▶ GOAL
What lines of the data include the string "this"? Copy them all.

## Begin EXERCISE MATERIALS

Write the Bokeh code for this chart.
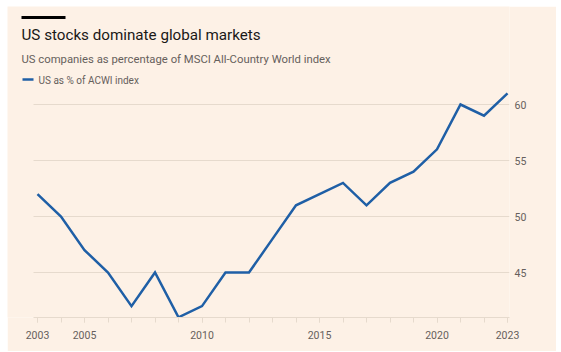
from bokeh.plotting import figure
from bokeh.models import Range1d, FixedTicker
from bokeh.core.properties import value
from bokeh.embed import file_html
from bokeh.resources import INLINE

# ---- data ----
years = [2003, 2004, 2005, 2006, 2007, 2008, 2009, 2010, 2011, 2012, 2013,
         2014, 2015, 2016, 2017, 2018, 2019, 2020, 2021, 2022, 2023]
us_share = [52, 50, 47, 45, 42, 45, 41, 42, 45, 45, 48,
            51, 52, 53, 51, 53, 54, 56, 60, 59, 61]
x_tick_labels = [2003, 2005, 2010, 2015, 2020, 2023]
y_ticks = [45, 50, 55, 60]

title = "US stocks dominate global markets"
subtitle = "US companies as percentage of MSCI All-Country World index"
series_name = "US as % of ACWI index"

BG = "#fdf1e6"
BLUE = "#1f5fa6"
GRID = "#e6dacd"
GREY_TEXT = "#66605c"
FONT = "Roboto"

# ---- layout geometry (page pixels) ----
PX_PER_YEAR = 23.5
PX_PER_UNIT = 11.2
X0_PAGE, X0_VAL = 37.0, 2003     # page x of first year
Y0_PAGE, Y0_VAL = 104.0, 60      # page y of the 60 gridline
FRAME_L, FRAME_T, FRAME_R, FRAME_B = 7, 6, 509, 317
AX_L = 33                        # left end of axis / gridlines


def xv(px):
    return X0_VAL + (px - X0_PAGE) / PX_PER_YEAR


def yv(py):
    return Y0_VAL - (py - Y0_PAGE) / PX_PER_UNIT


p = figure(width=549, height=345,
           x_range=Range1d(xv(FRAME_L), xv(FRAME_R)),
           y_range=Range1d(yv(FRAME_B), yv(FRAME_T)),
           y_axis_location="right", toolbar_location=None, output_backend="svg",
           min_border_left=FRAME_L - 7, min_border_top=FRAME_T - 6,
           min_border_right=556 - FRAME_R, min_border_bottom=351 - FRAME_B,
           margin=(6, 5, 1, 7))
p.outline_line_color = None
p.background_fill_color = BG
p.border_fill_color = BG
p.grid.visible = False

# gridlines (start at the left end of the x axis, not the frame edge)
p.segment(x0=xv(AX_L), x1=xv(FRAME_R), y0=y_ticks, y1=y_ticks,
          line_color=GRID, line_width=1, level="underlay")

# series
p.line(years, us_share, line_color=BLUE, line_width=2.5, line_join="miter")

# x axis
p.xaxis.bounds = (xv(AX_L), xv(FRAME_R))
p.xaxis.ticker = FixedTicker(ticks=x_tick_labels, minor_ticks=years)
p.xaxis.axis_line_color = GRID
p.xaxis.major_tick_line_color = GRID
p.xaxis.minor_tick_line_color = GRID
p.xaxis.major_tick_in = 0
p.xaxis.major_tick_out = 5
p.xaxis.minor_tick_in = 0
p.xaxis.minor_tick_out = 5
p.xaxis.major_label_standoff = 8
p.xaxis.major_label_text_font = FONT
p.xaxis.major_label_text_font_size = "10.5px"
p.xaxis.major_label_text_color = GREY_TEXT

# y axis (right)
p.yaxis.ticker = FixedTicker(ticks=y_ticks)
p.yaxis.axis_line_color = None
p.yaxis.major_tick_line_color = None
p.yaxis.minor_tick_line_color = None
p.yaxis.major_tick_out = 0
p.yaxis.major_tick_in = 0
p.yaxis.major_label_standoff = 5
p.yaxis.major_label_text_font = FONT
p.yaxis.major_label_text_font_size = "10.5px"
p.yaxis.major_label_text_color = GREY_TEXT

# ---- header ----
p.line(x=[xv(21), xv(65)], y=[yv(17), yv(17)], line_color="#000000", line_width=3)
p.text(x=[xv(21)], y=[yv(34)], text=[title], text_font=value(FONT),
       text_font_size="15.2px", text_color="#1a1817", text_baseline="middle")
p.text(x=[xv(21)], y=[yv(58.7)], text=[subtitle], text_font=value(FONT),
       text_font_size="11.3px", text_color=GREY_TEXT, text_baseline="middle")
p.line(x=[xv(22), xv(33)], y=[yv(79), yv(79)], line_color=BLUE, line_width=2.5)
p.text(x=[xv(38)], y=[yv(79.5)], text=[series_name], text_font=value(FONT),
       text_font_size="10px", text_color=GREY_TEXT, text_baseline="middle")

open("out.html", "w").write(file_html(p, INLINE))
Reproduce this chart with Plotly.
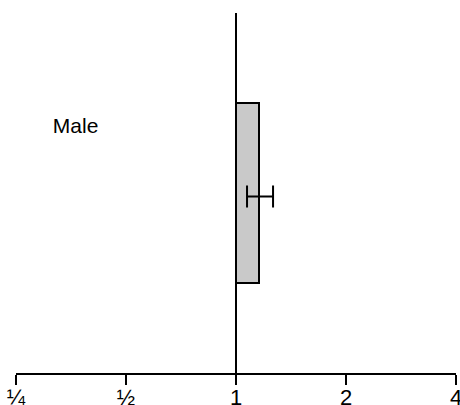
import numpy as np
import plotly.graph_objects as go

# Hazard ratio for the single subgroup, with its 95% confidence interval
groups = ["Male"]
hazard_ratio = [1.156]
ci_low = [1.072]
ci_high = [1.263]
row_pos = [0.5]          # vertical position of each subgroup row
label_pos = [0.68]       # vertical position of the subgroup text
label_x = [0.364]        # horizontal position of the subgroup text (ratio scale)

tick_vals = [0.25, 0.5, 1, 2, 4]
tick_text = ["¼", "½", "1", "2", "4"]

fig = go.Figure()

# Shaded bar from the null value (1) to the point estimate
fig.add_trace(go.Bar(
    orientation="h",
    y=row_pos,
    base=[1] * len(hazard_ratio),
    x=[hr - 1 for hr in hazard_ratio],
    width=0.5,
    marker=dict(color="#c9c9c9", line=dict(color="black", width=2)),
    hoverinfo="skip",
    showlegend=False,
))

# Confidence interval whiskers
fig.add_trace(go.Scatter(
    x=hazard_ratio,
    y=[p - 0.01 for p in row_pos],
    mode="markers",
    marker=dict(size=1, color="rgba(0,0,0,0)"),
    error_x=dict(
        type="data",
        symmetric=False,
        array=[h - m for h, m in zip(ci_high, hazard_ratio)],
        arrayminus=[m - l for m, l in zip(hazard_ratio, ci_low)],
        color="black",
        thickness=2,
        width=11,
    ),
    showlegend=False,
    hoverinfo="skip",
))

# Subgroup labels
fig.add_trace(go.Scatter(
    x=label_x,
    y=label_pos,
    mode="text",
    text=groups,
    textfont=dict(family="Liberation Sans, Arial, sans-serif", size=21, color="black"),
    showlegend=False,
    hoverinfo="skip",
))

# Reference line at a ratio of 1
fig.add_shape(type="line", xref="x", yref="paper", x0=1, x1=1, y0=0, y1=1,
              line=dict(color="black", width=2))

fig.update_layout(
    width=460,
    height=405,
    margin=dict(l=16, r=4, t=13, b=32),
    paper_bgcolor="white",
    plot_bgcolor="white",
    bargap=0,
    xaxis=dict(
        type="log",
        range=[np.log10(0.25), np.log10(4)],
        tickvals=tick_vals,
        ticktext=tick_text,
        ticks="outside",
        ticklen=10,
        tickwidth=2,
        tickcolor="black",
        showline=True,
        linecolor="black",
        linewidth=2,
        showgrid=False,
        zeroline=False,
        automargin=False,
        ticklabeloverflow="allow",
        ticklabelstandoff=-6,
        tickfont=dict(family="Liberation Sans, Arial, sans-serif", size=22, color="black"),
    ),
    yaxis=dict(
        range=[0, 1],
        visible=False,
        showgrid=False,
        zeroline=False,
    ),
)

fig.write_html("out.html")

## End EXERCISE MATERIALS

▶ THE ANSWER
Write the Bokeh code for this chart.
Reproduce this chart with Plotly.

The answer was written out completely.